A gunman stands on a street corner as a building burns in the southern Iraqi city of Amarah on Friday. Anti-American cleric Muqtada al-Sadr's militia briefly seized control of the city. 
 (Associated Press / The Spokesman-Review)
John Ward Anderson Washington Post

BAGHDAD, Iraq – Members of the Mahdi Army, a powerful Shiite militia headed by firebrand cleric Muqtada al-Sadr, briefly took over the southern Iraqi city of Amarah and battled with the local Shiite police before withdrawing on Friday, in a bloody feud that illustrated deepening rifts within Iraq’s largest sect and the growing turmoil in the south.

As many as 25 people, including 10 policemen, were killed in street fighting and mortar attacks that raged in Amarah, a predominantly Shiite city about 190 miles southeast of Baghdad, from midday Thursday until about 2 p.m. Friday. The militia attacked the headquarters and two stations of the city police department, which is reportedly aligned with the Badr Brigades, an arm of the Supreme Council for the Islamic Revolution in Iraq, a powerful Shiite religious party.

Each side blamed the other in a cycle of retaliatory clashes with tribal overtones.

Residents reached by telephone said the conflict began when a police intelligence chief with the Supreme Council was assassinated, and police responded by arresting the brother of a local Mahdi Army chief.

Negotiations to release him broke down, they said, and at about 1 p.m. on Thursday members of the Mahdi Army attacked three police facilities with mortar fire and rocket-propelled grenades.
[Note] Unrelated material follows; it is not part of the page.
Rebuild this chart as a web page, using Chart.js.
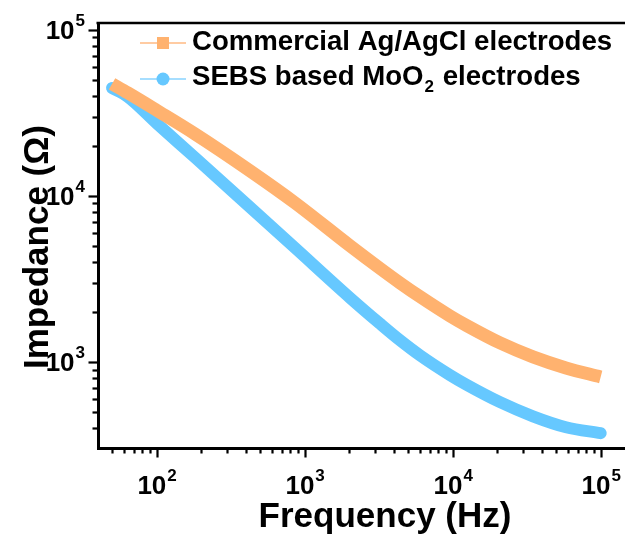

The militia imposed a curfew and patrolled the streets with loudspeakers, ordering residents to stay inside.

The takeover ended, according to Maj. Charlie Burbridge, a British military spokesman, “when Muqtada al-Sadr told them to stop. The situation now is calm but tense.”

Burbridge said about 200 to 300 gunmen were involved in the attacks. He said the local police chief said that 10 of his men were killed and that police killed 15 members of the militia and wounded 90.

Burbridge said police officers were back in their stations and in control of the streets. He said 220 Iraqi army troops were in the town supporting them, and that 700 more Iraqi soldiers and 500 British troops were on standby to go if requested.

British troops withdrew from Amarah, the capital of Maysan province, two months ago after their camp came under repeated mortar fire from Shiite militiamen identified by local residents as members of the Mahdi Army.

Southern Iraq, a Shiite stronghold, has generally been spared the intense bloodletting that terrorist attacks and sectarian violence have brought to much of the rest of the country. But the Mahdi Army’s takeover of Amarah, even if only temporary, is another sign that the south is becoming more restive as the rest of the country slips toward open civil war.

It also is a stark illustration of the deepening tension among Shiite leaders as the United States pushes the government of Prime Minister Nouri al-Maliki to rein in militias, particularly Sadr’s. The Mahdi Army has openly fought U.S. forces and has been accused of ruthlessly attacking Sunni Arabs and forcing them from their homes and towns. The fierce struggle between Shiite factions at the local level mirrors that at the national level, where the same groups are flexing their political and military muscles in a battle for control.

In Baghdad, a spokesman for the Interior Ministry, Brig. Abdul Karim Khalaf Kinany, said the clashes were not driven by intra-Shiite conflict, but by tribal differences.

“The clashes in Amarah were not between the police and the Mahdi Army,” he said. “Police had in fact interfered to settle a tribal dispute between the tribe of the police officer, the head of the intelligence division … and the tribesmen of the suspects who were arrested by the police on suspicion of carrying out the assassination.”